The discovery of the buried remains of 215 children on the grounds of the Kamloops Indian Residential School announced on 20 May 2021 and now 751 unmarked graves on the grounds of the Marieval Indian Residential School on the lands of the Cowessess First Nations, have unleashed an avalanche of calls for Canada to come to a genuine reckoning with our grievous history in relation to the indigenous people of this land.

Since May, there has been much talk of the need for an apology from those who administered the schools which operated in Canada between the 1870s and the 1990s for their, often violent and destructive, behaviour towards the 150,000 indigenous children entrusted to their care.

Some Canadian churches have sought to offer a genuine apology. Other churches have claimed that an apology is unnecessary because one has already been given. 

So, what is the true sound of “I am sorry”? What does genuine apology look like?

If I seek to make a genuine apology:

1. I commit to being self-aware and brutally honest with myself and with you.

Self-awareness and honesty are the only ground in which a real apology can take root and grow. There can be no apology if I do not begin with truth-telling.

I can only offer a real apology after I have been willing to take a cold hard look in the mirror. How did I become a person who could cause such harm?

I need to see myself as I am.
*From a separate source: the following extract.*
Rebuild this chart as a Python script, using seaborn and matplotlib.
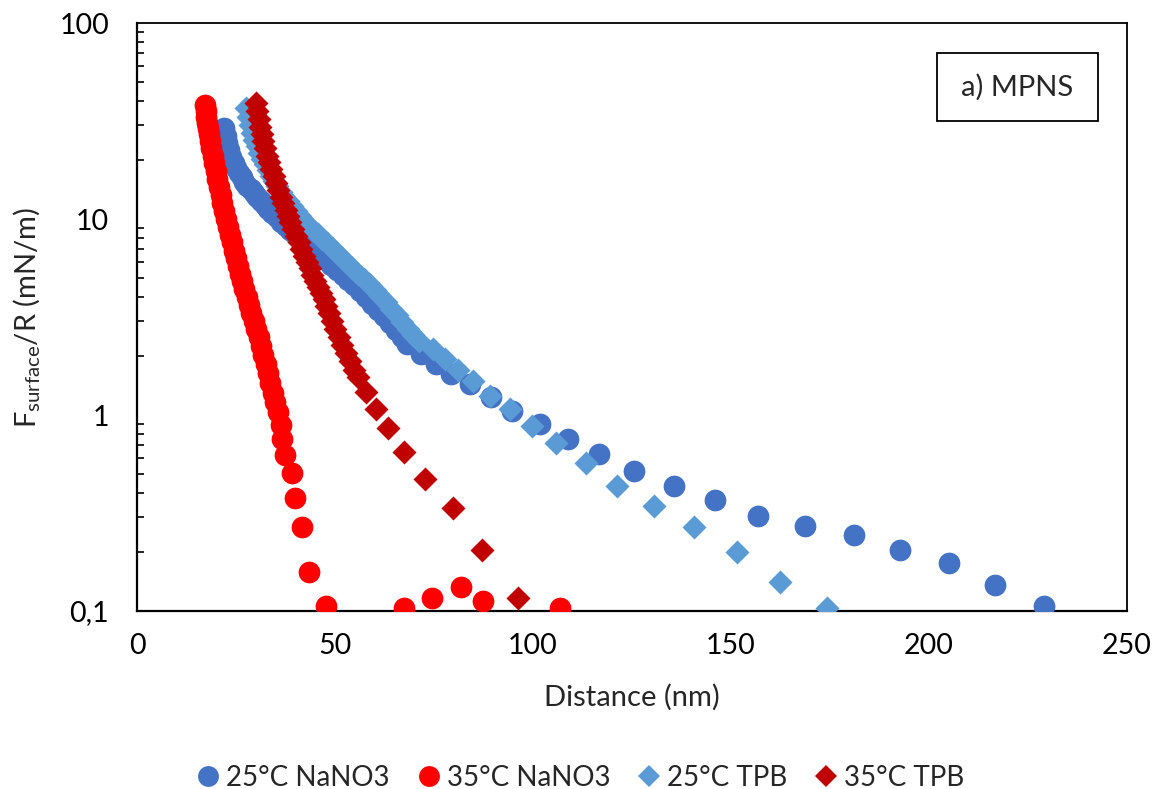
import numpy as np
import pandas as pd
import matplotlib
matplotlib.use("Agg")
import matplotlib.pyplot as plt
import seaborn as sns
from matplotlib.ticker import LogLocator, NullFormatter, FixedLocator, FixedFormatter
from matplotlib.lines import Line2D
from matplotlib.patches import Rectangle

# ---------------- data ----------------
series_names = ["25°C NaNO3", "35°C NaNO3", "25°C TPB", "35°C TPB"]

x_25_nano = [22.0, 22.4, 22.8, 23.3, 23.8, 24.4, 25.0, 25.7, 26.4, 27.1, 27.9, 28.7,
             29.5, 30.4, 31.3, 32.2, 33.2, 34.2, 35.3, 36.4, 37.5, 38.7, 39.9, 41.1,
             42.4, 43.7, 45.0, 46.3, 47.7, 49.1, 50.5, 51.9, 53.4, 54.9, 56.4, 57.9,
             59.4, 60.9, 62.4, 63.9, 65.4, 66.8, 68.2, 71.7, 75.5, 79.3, 84.1, 89.4,
             94.7, 101.8, 108.8, 116.7, 125.5, 135.6, 146.0, 156.8, 168.7, 181.1,
             192.7, 205.1, 216.7, 229.0]
y_25_nano = [29.0, 26.5, 24.5, 22.5, 20.8, 19.3, 18.2, 17.2, 16.3, 15.5, 14.8, 14.2,
             13.6, 13.0, 12.4, 11.8, 11.2, 10.7, 10.2, 9.7, 9.2, 8.8, 8.4, 8.0,
             7.6, 7.2, 6.85, 6.5, 6.15, 5.8, 5.5, 5.2, 4.9, 4.6, 4.3, 4.0,
             3.7, 3.45, 3.2, 2.95, 2.72, 2.5, 2.30, 2.04, 1.82, 1.62, 1.44, 1.23,
             1.05, 0.90, 0.755, 0.634, 0.519, 0.436, 0.370, 0.307, 0.273, 0.243,
             0.204, 0.175, 0.135, 0.106]

x_35_nano = [17.2, 17.3, 17.5, 17.7, 17.9, 18.2, 18.5, 18.8, 19.1, 19.5, 19.9, 20.3,
             20.7, 21.1, 21.5, 22.0, 22.4, 22.9, 23.4, 23.9, 24.4, 24.9, 25.5, 26.0,
             26.6, 27.1, 27.7, 28.3, 28.9, 29.5, 30.1, 30.7, 31.3, 31.9, 32.5, 33.1,
             33.7, 34.3, 34.9, 35.5, 36.3, 36.6, 37.4, 39.1, 39.9, 41.7, 43.4, 47.7,
             67.4, 74.5, 81.8, 87.4, 106.8]
y_35_nano = [38.0, 35.5, 33.0, 31.0, 29.0, 27.0, 25.0, 23.0, 21.0, 19.2, 17.5, 16.0,
             14.6, 13.3, 12.1, 11.0, 10.0, 9.1, 8.3, 7.6, 6.9, 6.3, 5.75, 5.25,
             4.8, 4.4, 4.0, 3.65, 3.3, 3.0, 2.75, 2.5, 2.25, 2.02, 1.82, 1.63,
             1.46, 1.3, 1.16, 1.03, 0.89, 0.755, 0.626, 0.507, 0.379, 0.267, 0.159, 0.106,
             0.104, 0.117, 0.132, 0.112, 0.103]

x_25_tpb = [27.5, 28.0, 28.5, 29.0, 29.6, 30.2, 30.9, 31.6, 32.3, 33.0, 33.8, 34.6,
            35.4, 36.3, 37.2, 38.1, 39.1, 40.1, 41.1, 42.2, 43.3, 44.4, 45.6, 46.8,
            48.0, 49.2, 50.5, 51.8, 53.1, 54.4, 55.8, 57.2, 58.6, 60.0, 61.4, 62.8,
            64.2, 65.6, 67.0, 68.4, 69.8, 71.2, 74.7, 77.8, 81.1, 84.8, 89.1, 94.2,
            99.7, 105.9, 113.4, 121.2, 130.6, 140.7, 151.5, 162.4, 174.2]
y_25_tpb = [37.0, 33.0, 30.0, 27.5, 25.3, 23.5, 21.8, 20.3, 19.0, 17.8, 16.6, 15.6,
            14.7, 13.8, 13.0, 12.3, 11.6, 11.0, 10.4, 9.8, 9.3, 8.8, 8.35, 7.9,
            7.5, 7.1, 6.7, 6.3, 5.95, 5.6, 5.25, 4.95, 4.65, 4.35, 4.05, 3.75,
            3.48, 3.22, 2.98, 2.76, 2.56, 2.38, 2.16, 1.93, 1.69, 1.49, 1.25, 1.07,
            0.88, 0.72, 0.57, 0.436, 0.344, 0.267, 0.199, 0.14, 0.103]

x_35_tpb = [30.1, 30.4, 30.7, 31.1, 31.5, 31.9, 32.4, 32.9, 33.4, 33.9, 34.5, 35.1,
            35.7, 36.3, 36.9, 37.5, 38.1, 38.7, 39.4, 40.1, 40.8, 41.5, 42.2, 42.9,
            43.6, 44.3, 45.0, 45.7, 46.4, 47.1, 47.8, 48.5, 49.3, 50.1, 50.9, 51.8,
            52.7, 53.7, 54.7, 55.8, 57.8, 60.4, 63.4, 67.4, 72.7, 79.8, 87.1, 96.2]
y_35_tpb = [39.0, 35.5, 32.5, 29.5, 27.0, 25.0, 23.0, 21.0, 19.5, 18.0, 16.5, 15.3,
            14.0, 13.0, 12.0, 11.1, 10.3, 9.6, 8.9, 8.2, 7.6, 7.0, 6.5, 6.0,
            5.6, 5.2, 4.85, 4.5, 4.2, 3.9, 3.6, 3.3, 3.0, 2.75, 2.5, 2.28,
            2.08, 1.88, 1.7, 1.56, 1.31, 1.07, 0.86, 0.65, 0.473, 0.336, 0.204, 0.116]

x_ticks = [0, 50, 100, 150, 200, 250]
y_ticks = [0.1, 1, 10, 100]
y_tick_labels = ["0,1", "1", "10", "100"]

# ---------------- styling ----------------
colors = ["#4472C4", "#FF0000", "#5B9BD5", "#C00000"]
markers = ["o", "o", "D", "D"]
sizes = [245, 245, 150, 150]
legend_ms = [15.0, 15.0, 11.0, 11.0]

sns.set_style("white")
plt.rcParams["font.family"] = ["Lato", "DejaVu Sans"]

xs = [x_25_nano, x_35_nano, x_25_tpb, x_35_tpb]
ys = [y_25_nano, y_35_nano, y_25_tpb, y_35_tpb]

fig = plt.figure(figsize=(11.59, 7.89), dpi=100)
ax = fig.add_axes([137 / 1159, 1 - 611 / 789, 990 / 1159, 588 / 789])

for name, x, y, c, m, s in zip(series_names, xs, ys, colors, markers, sizes):
    df = pd.DataFrame({"Distance": x, "F": y})
    sns.scatterplot(data=df, x="Distance", y="F", ax=ax, color=c, marker=m, s=s,
                    linewidth=0, legend=False, zorder=3)

ax.set_yscale("log")
ax.set_xlim(0, 250)
ax.set_ylim(0.1, 100)
ax.xaxis.set_major_locator(FixedLocator(x_ticks))
ax.set_xticklabels([str(t) for t in x_ticks])
ax.yaxis.set_major_locator(FixedLocator(y_ticks))
ax.yaxis.set_major_formatter(FixedFormatter(y_tick_labels))
ax.yaxis.set_minor_locator(LogLocator(base=10, subs=np.arange(2, 10)))
ax.yaxis.set_minor_formatter(NullFormatter())

ax.tick_params(axis="both", which="major", direction="in", length=7, width=1.4,
               labelsize=20.5, color="black", labelcolor="black")
ax.tick_params(axis="x", which="major", pad=16)
ax.tick_params(axis="y", which="major", pad=20)
ax.tick_params(axis="y", which="minor", direction="in", length=5, width=1.2,
               color="black", left=True)
ax.tick_params(axis="x", which="minor", bottom=False)

for side, sp in ax.spines.items():
    sp.set_visible(True)
    sp.set_color("black")
    sp.set_linewidth(1.6 if side in ("left", "bottom") else 1.3)

ax.set_xlabel("Distance (nm)", fontsize=21, labelpad=18)
ax.set_ylabel(r"F$_{\mathregular{surface}}$/R (mN/m)", fontsize=21, labelpad=12)

# annotation box
ax.add_patch(Rectangle((0.808, 0.833), 0.163, 0.116, transform=ax.transAxes,
                       facecolor="white", edgecolor="black", linewidth=1.3, zorder=5))
ax.text(0.889, 0.891, "a) MPNS", transform=ax.transAxes, ha="center", va="center",
        fontsize=21, zorder=6)

handles = [Line2D([], [], linestyle="none", marker=m, color=c, markersize=ms,
                  markeredgewidth=0)
           for m, c, ms in zip(markers, colors, legend_ms)]
fig.legend(handles, series_names, loc="center", bbox_to_anchor=(0.5, 1 - 778 / 789),
           ncol=4, frameon=False, fontsize=20, handletextpad=0.15, columnspacing=0.9,
           handlelength=1.0)

fig.savefig("out.png", dpi=100)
I need to dig down deep inside and see the unhealed wounds of my life that lie at the root of my harmful behaviour (nb: I do this, not to excuse my behaviour [see #2 below], but simply to see the truth about myself and to face the lies that made me a person who hurts others).

The evidence that I have done this hard and painful work of self-awareness will be seen in the degree to which I am able to fulfill the remaining five characteristics of a genuine apology.

2. I accept responsibility for my actions.

I will not shirk my responsibility by engaging in explaining, self-justification, or defensiveness. A genuine apology requires an unconditional acknowledgement of my guilt. It is not a platform from which to launch an appeal for understanding of my harmful behaviour.

A real “I am sorry…” is never followed with, “… but you have to understand,” or “…but I couldn’t help myself,” or “… but if you knew what I have suffered,” or “… but the times were different then.”     

As soon as I shift to any form of explanation, I immediately begin to excuse the wrong I have done. I undermine my apology in an attempt to minimize my responsibility.

I need to apologize because I know that my behaviour, my words, or my actions were wrong. A genuine apology says simply, “I know I was wrong and I make no excuse for the wrong I have done.”

3. I acknowledge that the wrong I have done has caused harm.

I am willing to see the pain I have caused; I renounce any attempt to take away or diminish your pain. I may not understand the pain you feel, but I accept unequivocally that your account of the hurt you have experienced is real and valid. I do not try to minimize the harm that I have done.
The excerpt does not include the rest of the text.